This is where our Great Northwestern Road Trip began. We packed our little VW bug full with everything we thought we could need and set out for Seattle in the early morning . In just a few hours we made it to Idaho, with it’s jagged peaks and pristine lakes. The smoke from area wildfires was thick, but I caught some glimpses. We passed through eastern Washington and Spokane. This is apple country and home of other fruits too, evident by the countless stands alongside the interstate. The sun shone down on us, and we picked up the only radio station we could for the rest of this area of the state, a public radio folk station that seemed about right. At last we hit the mountains of western Washington. Through some sort of luck our run in with bumper-to-bumper traffic led us to follow a truck with Washington plates that took us through winding state forest roads. We were tossed out onto the highway at last, which landed us in the big city.
Seattle is everything I hoped it would be: lively neighborhoods, markets, and restaurants, all hugely influenced by its home on the coast. It felt so good to be there. The bustling walkways were so familiar and more my territory than our new home to be honest. What made it most enjoyable I think is the fact that we had no agenda really. My request was simply to be in the city and wander like old times. And that’s exactly what we did.
We spent our first day in town exploring the city center. Perhaps no surprise, our first and favorite stop was Pike Place. Oh, this place is my heaven. The first stretch is filled with Washington-grown blooms, and I walked back and forth between them. Coming from Montana, the abundant flowers and produce and fish in these parts, at this time of year, made me ache with envy. Farther on are the fish stands with all sorts of varieties of fish and shellfish, many from nearby waters. I was in awe over it all.
At one point one seller called over, “You look so happy!”
I smiled bigger. “That’s because I am,” I replied.
At the center of the market is the iconic fish stand that puts on the iconic fish-throwing spectacle. And beyond all the excitement there’s more: prepared food stands and spice shops and a whole gauntlet of shops beneath the main market. Until next time.
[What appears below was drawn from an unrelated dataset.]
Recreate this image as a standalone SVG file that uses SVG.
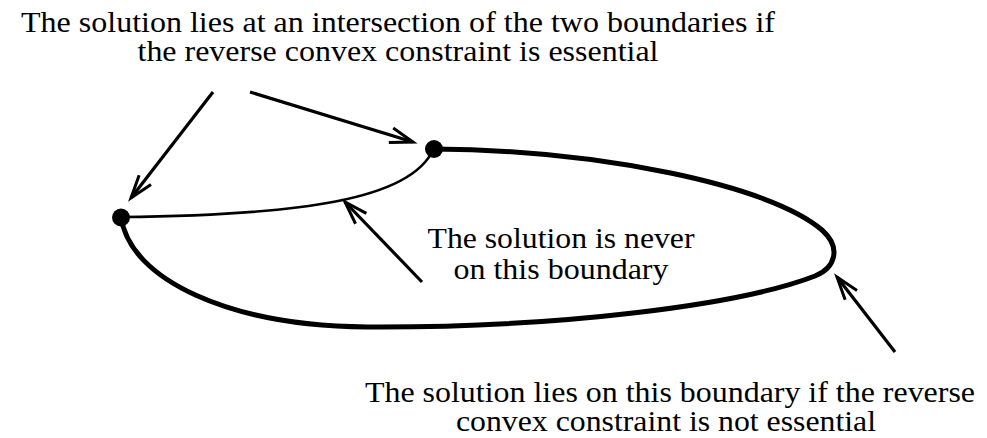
<svg xmlns="http://www.w3.org/2000/svg" width="987" height="438" viewBox="0 0 987 438">
  <style>
    .t { font-family: "Liberation Serif", "Times New Roman", serif; font-size: 29.5px; fill: #000; text-anchor: middle; }
    .arrow { fill: none; stroke: #000; stroke-width: 3.2; marker-end: url(#head); }
    .thin { fill: none; stroke: #000; stroke-width: 2.6; }
    .thick { fill: none; stroke: #000; stroke-width: 5; stroke-linecap: round; }
  </style>
  <defs>
    <marker id="head" markerUnits="userSpaceOnUse" markerWidth="40" markerHeight="40" refX="0" refY="0" orient="auto" overflow="visible">
      <path d="M-23,-7.5 L0,0 L-23,7.5" fill="none" stroke="#000" stroke-width="3" stroke-linejoin="miter"/>
    </marker>
  </defs>
  <rect width="987" height="438" fill="#fff"/>

  <g id="boundary-reverse-convex">
    <path class="thin" d="M121,217 C300,215 410,200 433,150"/>
  </g>
  <g id="boundary-convex">
    <path class="thick" d="M433,149 C600,150 770,185 822,230 C842,248 835,268 815,276 C740,305 560,328 367,327 C230,326 130,280 121,217"/>
  </g>
  <g id="point-left">
    <circle cx="121" cy="217.5" r="9" fill="#000"/>
  </g>
  <g id="point-right">
    <circle cx="434" cy="149" r="9" fill="#000"/>
  </g>

  <g id="label-intersection">
    <text class="t" x="398" y="32" textLength="754" lengthAdjust="spacingAndGlyphs">The solution lies at an intersection of the two boundaries if</text>
    <text class="t" x="398" y="61" textLength="521" lengthAdjust="spacingAndGlyphs">the reverse convex constraint is essential</text>
  </g>
  <g id="label-never">
    <text class="t" x="561" y="248" textLength="267" lengthAdjust="spacingAndGlyphs">The solution is never</text>
    <text class="t" x="561" y="279" textLength="215" lengthAdjust="spacingAndGlyphs">on this boundary</text>
  </g>
  <g id="label-not-essential">
    <text class="t" x="670" y="402" textLength="610" lengthAdjust="spacingAndGlyphs">The solution lies on this boundary if the reverse</text>
    <text class="t" x="666" y="431" textLength="420" lengthAdjust="spacingAndGlyphs">convex constraint is not essential</text>
  </g>

  <g id="connectors">
    <line class="arrow" x1="213" y1="92" x2="131" y2="198"/>
    <line class="arrow" x1="250" y1="92" x2="413" y2="142"/>
    <line class="arrow" x1="422" y1="282" x2="345" y2="202"/>
    <line class="arrow" x1="895" y1="352" x2="837" y2="277"/>
  </g>
</svg>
Before continuing on we found ourselves across the street at many prepared food stands there: donuts, piroshki (piroshki), kitchen wares, oysters, you name it, though we ended up at the flagship Starbucks shop and ordered an only-at-this-location brew that was indeed a treat that leaned more toward hot chocolate than coffee. We enjoyed it on a bench across the street as we watched the ferries shuttle folks to the nearby islands.
From there we walked to Pioneer Square and the International District. We spent some time at the Gold Rush Museum which was a treat and a nice reprieve from the surprisingly blazing sun. We ate lunch at the acclaimed
Pho Ba, a hole-in-the-wall of the best kind. It doesn’t take much for me. Next stop was Uwajimaya, the Asian supermarket of my dreams (especially since leaving the city). For dessert we grabbed my favorite: little rice balls with red bean paste on the inside and walked until we found another bench to rest and enjoy.
Once we received ourselves we walked over to Capitol Hill. This too-hip-for-us area (reminded me of Fishtown in Philly in many ways) was a fun one to people watch and wander. There was a Seahawks game going on at the time so the bars were packed and the streets relatively empty. Alas, our marathon day was catching up to us, so we ducked into the Elliott Bay Book Company, rested a while, and wandered the perfectly curated books around the store (tip: there is a cute little outpost of Oddfellows cafe in the back to get your caffeine fix, but the main branch around the corner is gorgeous).
From Capitol Hill we walked towards the museum area, stopping in a couple of thrift stores along the way–there are a lot perhaps as can be expected. Too tired to pay attention to any exhibits, we just enjoyed the architecture around the Museum of Pop Culture and the Space Needle. We spotted a large gathering in a green area nearby and I swore I heard Hawaiian music. Sure enough it was a huge festival celebrating the Pacific Islands. Damn, I love the city.
Ready for dinner we considered our options; too many to count. But, true to form, we passed a Whole Foods and were wooed by the flamenco music blaring from the patio and the massive paella pan filled to the brim with all the good stuff. I was tired and hungry and so I was sold. I ordered a sangria from the bar and we sat down to our overflowing bowls of some pretty delicious fare. The city noise served as the soundtrack, just like old times, as we talked excitedly about our full day and looking forward toward the next.